GIVEN PROBLEM >>
Please set down all the lines beneath this one exactly, without the pictures.

DATA EXTRACT >>
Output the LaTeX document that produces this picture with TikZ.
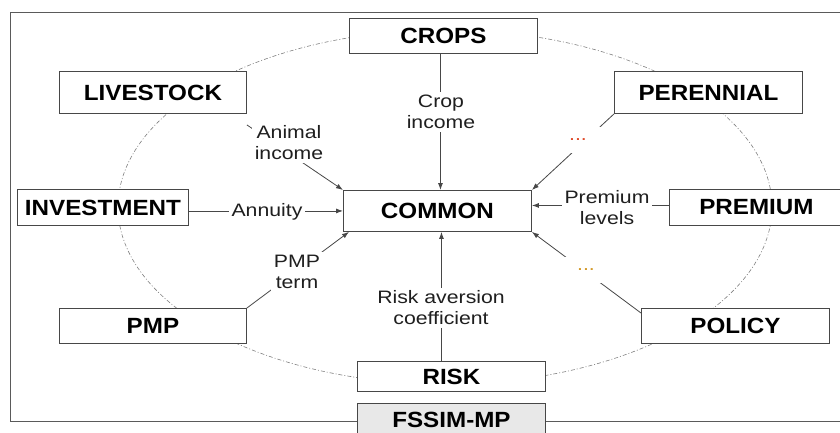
\documentclass[tikz,border=0pt]{standalone}
\usepackage{fontspec}
\setmainfont{Liberation Sans}
\newfontfamily\boxfont{Liberation Sans}[FakeStretch=1.1]
\newfontfamily\labfont{Liberation Sans}[FakeStretch=1.18]
\usetikzlibrary{arrows.meta,calc}
\definecolor{edgegray}{HTML}{474747}
\definecolor{framegray}{HTML}{5A5A5A}
\definecolor{dotred}{HTML}{E04A2A}
\definecolor{dotorange}{HTML}{D49A2A}
\definecolor{fsgray}{HTML}{E8E8E8}
\tikzset{
  modbox/.style={draw=edgegray, line width=0.9pt, fill=white, anchor=north west,
    inner sep=0pt, font=\boxfont\bfseries\fontsize{22}{24}\selectfont, text=black},
  lab/.style={fill=white, inner sep=3pt, align=center,
    font=\labfont\fontsize{18}{21}\selectfont, text=black!88},
  dotlab/.style={fill=white, inner sep=0pt, minimum width=95pt, minimum height=26pt,
    font=\labfont\fontsize{18}{21}\selectfont},
  link/.style={draw=edgegray, line width=0.8pt, -{Latex[length=7pt,width=5pt]}},
  orbit/.style={draw=gray, line width=0.6pt, dash pattern=on 4pt off 2pt on 1pt off 2pt}
}
\begin{document}
\begin{tikzpicture}[x=1pt,y=-1pt]
\path[use as bounding box, clip] (0,0) rectangle (840,432);
% outer frame
\draw[framegray, line width=0.9pt] (10,12) rectangle (860,421);
% dash-dot orbit
\draw[orbit] (445,207) ellipse [x radius=327pt, y radius=177pt];
% boxes
\node[modbox, minimum width=188pt, minimum height=35pt] (crops) at (349,18) {CROPS};
\node[modbox, minimum width=187pt, minimum height=42pt] (live) at (59,71) {LIVESTOCK};
\node[modbox, minimum width=188pt, minimum height=42pt] (per) at (614,71) {PERENNIAL};
\node[modbox, minimum width=171pt, minimum height=36pt] (inv) at (17,189) {INVESTMENT};
\node[modbox, minimum width=188pt, minimum height=41pt] (common) at (343,190) {COMMON};
\node[modbox, minimum width=174pt, minimum height=36pt] (prem) at (669,189) {PREMIUM};
\node[modbox, minimum width=187pt, minimum height=35pt] (pmp) at (59,308) {PMP};
\node[modbox, minimum width=188pt, minimum height=35pt] (pol) at (641,308) {POLICY};
\node[modbox, minimum width=188pt, minimum height=30pt] (risk) at (357,361) {RISK};
\node[modbox, fill=fsgray, minimum width=188pt, minimum height=33pt] (fssim) at (357,403) {FSSIM-MP};
% connectors
\draw[link] ([xshift=-3pt]crops.south) -- ([xshift=-3pt]crops.south |- common.north);
\draw[link] ([yshift=-11pt]live.south east) -- (common.north west);
\draw[link] (common.west -| inv.east) -- (common.west);
\draw[link] (pmp.north east) -- ([xshift=6pt]common.south west);
\draw[link] ([xshift=-10pt]risk.north) -- ([xshift=-10pt]risk.north |- common.south);
\draw[link] (per.south west) -- (common.north east);
\draw[link] ([yshift=2pt]prem.west) -- ([yshift=2pt]prem.west -| common.east);
\draw[link] ([yshift=-5pt]pol.north west) -- (common.south east);
% labels
\node[lab] (lcrop) at (441,112) {Crop\\income};
\node[lab] (lanimal) at (289,143) {Animal\\income};
\node[lab] (lannuity) at (267,212) {Annuity};
\node[lab] (lpmp) at (297,272) {PMP\\term};
\node[lab] (lrisk) at (441,308) {Risk aversion\\coefficient};
\node[lab] (lprem) at (607,208) {Premium\\levels};
\node[dotlab, text=dotred] (ldots1) at (578,140) {...};
\node[dotlab, text=dotorange] (ldots2) at (586,270) {...};
\end{tikzpicture}
\end{document}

EXPECTED ANSWER >>
Output the LaTeX document that produces this picture with TikZ.
\documentclass[tikz,border=0pt]{standalone}
\usepackage{fontspec}
\setmainfont{Liberation Sans}
\newfontfamily\boxfont{Liberation Sans}[FakeStretch=1.1]
\newfontfamily\labfont{Liberation Sans}[FakeStretch=1.18]
\usetikzlibrary{arrows.meta,calc}
\definecolor{edgegray}{HTML}{474747}
\definecolor{framegray}{HTML}{5A5A5A}
\definecolor{dotred}{HTML}{E04A2A}
\definecolor{dotorange}{HTML}{D49A2A}
\definecolor{fsgray}{HTML}{E8E8E8}
\tikzset{
  modbox/.style={draw=edgegray, line width=0.9pt, fill=white, anchor=north west,
    inner sep=0pt, font=\boxfont\bfseries\fontsize{22}{24}\selectfont, text=black},
  lab/.style={fill=white, inner sep=3pt, align=center,
    font=\labfont\fontsize{18}{21}\selectfont, text=black!88},
  dotlab/.style={fill=white, inner sep=0pt, minimum width=95pt, minimum height=26pt,
    font=\labfont\fontsize{18}{21}\selectfont},
  link/.style={draw=edgegray, line width=0.8pt, -{Latex[length=7pt,width=5pt]}},
  orbit/.style={draw=gray, line width=0.6pt, dash pattern=on 4pt off 2pt on 1pt off 2pt}
}
\begin{document}
\begin{tikzpicture}[x=1pt,y=-1pt]
\path[use as bounding box, clip] (0,0) rectangle (840,432);
% outer frame
\draw[framegray, line width=0.9pt] (10,12) rectangle (860,421);
% dash-dot orbit
\draw[orbit] (445,207) ellipse [x radius=327pt, y radius=177pt];
% boxes
\node[modbox, minimum width=188pt, minimum height=35pt] (crops) at (349,18) {CROPS};
\node[modbox, minimum width=187pt, minimum height=42pt] (live) at (59,71) {LIVESTOCK};
\node[modbox, minimum width=188pt, minimum height=42pt] (per) at (614,71) {PERENNIAL};
\node[modbox, minimum width=171pt, minimum height=36pt] (inv) at (17,189) {INVESTMENT};
\node[modbox, minimum width=188pt, minimum height=41pt] (common) at (343,190) {COMMON};
\node[modbox, minimum width=174pt, minimum height=36pt] (prem) at (669,189) {PREMIUM};
\node[modbox, minimum width=187pt, minimum height=35pt] (pmp) at (59,308) {PMP};
\node[modbox, minimum width=188pt, minimum height=35pt] (pol) at (641,308) {POLICY};
\node[modbox, minimum width=188pt, minimum height=30pt] (risk) at (357,361) {RISK};
\node[modbox, fill=fsgray, minimum width=188pt, minimum height=33pt] (fssim) at (357,403) {FSSIM-MP};
% connectors
\draw[link] ([xshift=-3pt]crops.south) -- ([xshift=-3pt]crops.south |- common.north);
\draw[link] ([yshift=-11pt]live.south east) -- (common.north west);
\draw[link] (common.west -| inv.east) -- (common.west);
\draw[link] (pmp.north east) -- ([xshift=6pt]common.south west);
\draw[link] ([xshift=-10pt]risk.north) -- ([xshift=-10pt]risk.north |- common.south);
\draw[link] (per.south west) -- (common.north east);
\draw[link] ([yshift=2pt]prem.west) -- ([yshift=2pt]prem.west -| common.east);
\draw[link] ([yshift=-5pt]pol.north west) -- (common.south east);
% labels
\node[lab] (lcrop) at (441,112) {Crop\\income};
\node[lab] (lanimal) at (289,143) {Animal\\income};
\node[lab] (lannuity) at (267,212) {Annuity};
\node[lab] (lpmp) at (297,272) {PMP\\term};
\node[lab] (lrisk) at (441,308) {Risk aversion\\coefficient};
\node[lab] (lprem) at (607,208) {Premium\\levels};
\node[dotlab, text=dotred] (ldots1) at (578,140) {...};
\node[dotlab, text=dotorange] (ldots2) at (586,270) {...};
\end{tikzpicture}
\end{document}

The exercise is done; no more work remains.